Aparece en ocasiones, amor singular, en una época en que ni siquiera el buen gusto recomienda su exhibición. Se presenta en determinados casos, amor extraordinario, en un instante tan alejado de las conveniencias, en un paraje tan oscurecido, tan alejado del camino principal que ni siquiera —y muy especialmente— el sentido común recomienda su ostentación. Es el opíparo banquete servido a destiempo en un salón vacío, cuando se han retirado de la mesa por pura formalidad el pan y los cubiertos, cuando hace ya largo rato que se marcharon los músicos.

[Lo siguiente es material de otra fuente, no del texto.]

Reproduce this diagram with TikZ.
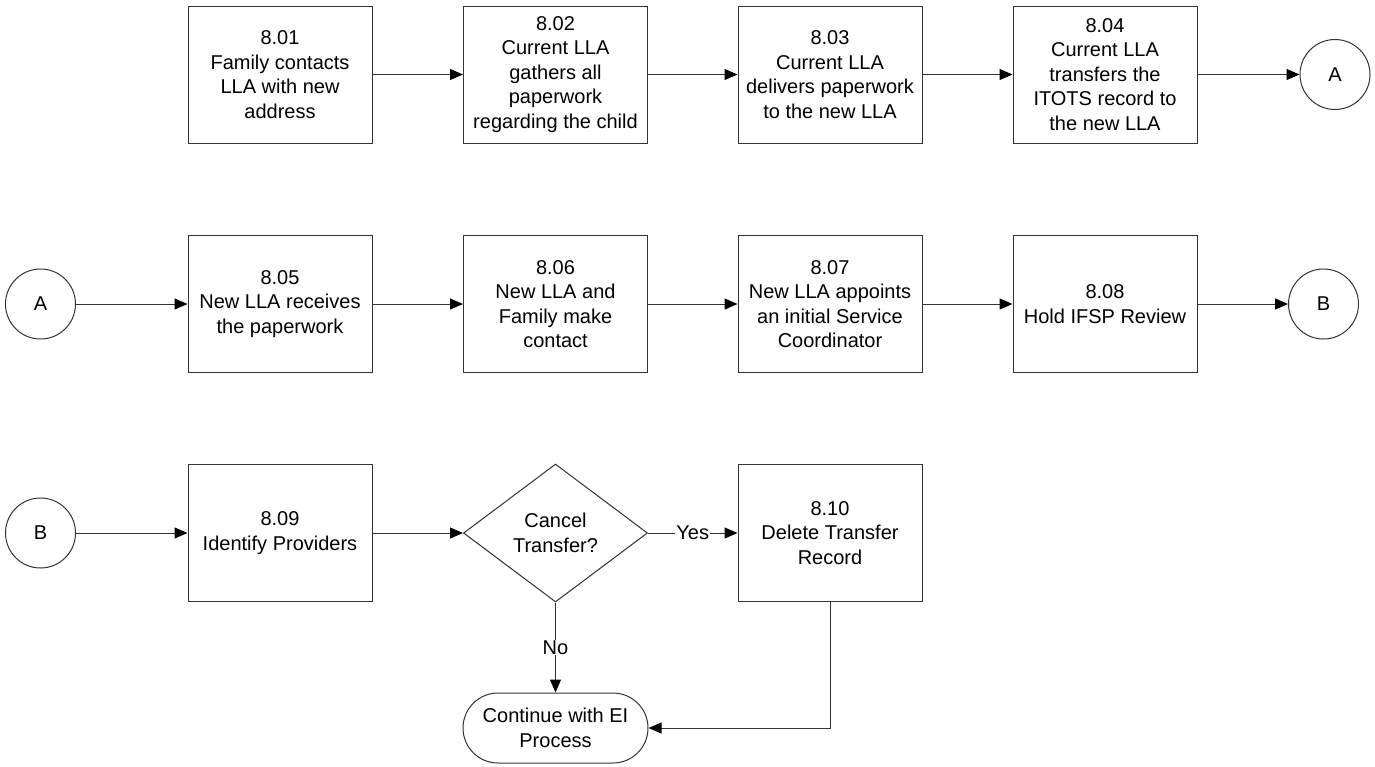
\documentclass[tikz,border=0pt]{standalone}
\usepackage{fontspec}
\setmainfont{Liberation Sans}
\usetikzlibrary{arrows.meta,shapes.geometric}
\begin{document}
\begin{tikzpicture}[x=1pt,y=-1pt,
  txt/.style={font=\fontsize{20}{24.5}\selectfont},
  box/.style={txt, draw=black!80, line width=1pt, minimum width=184pt, minimum height=137pt, align=center, inner sep=2pt},
  conn/.style={txt, draw=black!80, line width=1pt, circle, minimum size=70pt, inner sep=0pt},
  dec/.style={txt, draw=black!80, line width=1pt, diamond, aspect=1.33, minimum width=184pt, minimum height=138pt, align=center, inner sep=0pt},
  term/.style={txt, draw=black!80, line width=1pt, rectangle, rounded corners=35pt, minimum width=185pt, minimum height=70pt, align=center},
  arr/.style={draw=black!80, line width=1pt, -{Triangle[length=13pt,width=11pt,color=black]}},
  lbl/.style={txt, fill=white, inner sep=1pt}]
\useasboundingbox (0,0) rectangle (1375,766);
% row 1
\node[box] (b1) at (280,74.5) {8.01\\Family contacts\\LLA with new\\address};
\node[box] (b2) at (555.5,74.5) {8.02\\Current LLA\\gathers all\\paperwork\\regarding the child};
\node[box] (b3) at (830,74.5) {8.03\\Current LLA\\delivers paperwork\\to the new LLA};
\node[box] (b4) at (1105,74.5) {8.04\\Current LLA\\transfers the\\ITOTS record to\\the new LLA};
\node[conn] (a1) at (1335,74.5) {A};
% row 2
\node[conn] (a2) at (40.5,304) {A};
\node[box] (b5) at (280,304) {8.05\\New LLA receives\\the paperwork};
\node[box] (b6) at (555.5,304) {8.06\\New LLA and\\Family make\\contact};
\node[box] (b7) at (830,304) {8.07\\New LLA appoints\\an initial Service\\Coordinator};
\node[box] (b8) at (1105,304) {8.08\\Hold IFSP Review};
\node[conn] (bb1) at (1323.5,304) {B};
% row 3
\node[conn] (bb2) at (40.5,533) {B};
\node[box] (b9) at (280,533) {8.09\\Identify Providers};
\node[dec] (d) at (555.5,533) {Cancel\\Transfer?};
\node[box] (b10) at (830,533) {8.10\\Delete Transfer\\Record};
\node[term] (t) at (555.5,728) {Continue with EI\\Process};
% connectors
\draw[arr] (b1) -- (b2);
\draw[arr] (b2) -- (b3);
\draw[arr] (b3) -- (b4);
\draw[arr] (b4) -- (a1);
\draw[arr] (a2) -- (b5);
\draw[arr] (b5) -- (b6);
\draw[arr] (b6) -- (b7);
\draw[arr] (b7) -- (b8);
\draw[arr] (b8) -- (bb1);
\draw[arr] (bb2) -- (b9);
\draw[arr] (b9) -- (d);
\draw[arr] (d) -- node[lbl] {Yes} (b10);
\draw[arr] (d) -- node[lbl] {No} (t);
\draw[arr] (b10.south) |- (t.east);
\end{tikzpicture}
\end{document}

El amor irrumpe a deshora en el corazón de una fatigada madurez, no obstante, como un huracán violento y rebelde, imprevisible, sordo a la desaprobación y a los reproches, irreverente e impertinente, desafiante y caprichoso, y encuentra uno, desde ese preciso momento, que no puede ni tomar la sopa en paz, porque tanto se estremece la cuchara en la mano que los fideos se le derraman sobre los zapatos. Ahora, mientras desmigamos ceremoniosamente el pan que vamos a arrojar a las palomas, estamos decidiendo con esmero la longitud del verso que dedicaremos a nuestra amada. Nos contemplamos en el espejo de soslayo, en una dulce penumbra, entornando coquetamente los ojos para no ver las arrugas, o para descubrirlas con menguada nitidez.

De camino a la floristería hay que hacer un alto forzoso para visitar antes al cardiólogo. Mientras permanece inclinado, más tarde, ofreciendo las nalgas, mientras se deja faenar alegremente al proctólogo, se halla deliberando el amante, se halla pensando el nuevo y flamante enamorado en el modo adecuado en que obsequiará a la dama. Parecía que estaba vendida hasta la última merluza, que no quedaba en la tienda ni la fregona, y de pronto, inopinadamente, nos sugieren un precioso rodaballo. Antes de la cita tiene uno que adecentar a conciencia, escrupulosamente, una de las tres dentaduras postizas: elegimos la de los días de fiesta, la de los días señalados. Se hace imprescindible ensayar el paso, hay que tratar a toda costa de enderezar la espalda, que ya se nos había vencido con el tiempo, con los disgustos, con los años. Por encima de todo, es fundamental huir de la monserga de los allegados, de los seres queridos, del sermón pretendidamente razonable sobre la inoportunidad de rondar a una muchacha que podría ser nuestra nieta. A palabras juiciosas, oídos tozudos.

De un tiempo ya distante a esta parte, los atardeceres habían extraviado su soberbia belleza, y ahora, qué torrentes de azafranados destellos, qué rizadas pinceladas de ocre, de espléndida púrpura, cómo se desborda hoy el crepúsculo en magníficos raudales de colorido alborozo. Los paseos prescritos por el médico han dejado de ser grises, han dejado de ser trabajosos; ahora, en estos paseos, que se antojan ya tan breves, solo hay sitio para el tarareo, para la sonrisa bobalicona. Los perros que ayer nos ladraban desapaciblemente hoy parecen murmurar satisfechos. A los vecinos que solían cruzarse en nuestro camino tan fastidiosamente hoy quisiéramos abrazarlos, hoy querríamos colgarnos de su cuello y balancearnos plácida y amarteladamente mientras, con aire somnoliento, con ojos soñadores, les describimos el objeto de nuestra pasión, de nuestro amor tardío.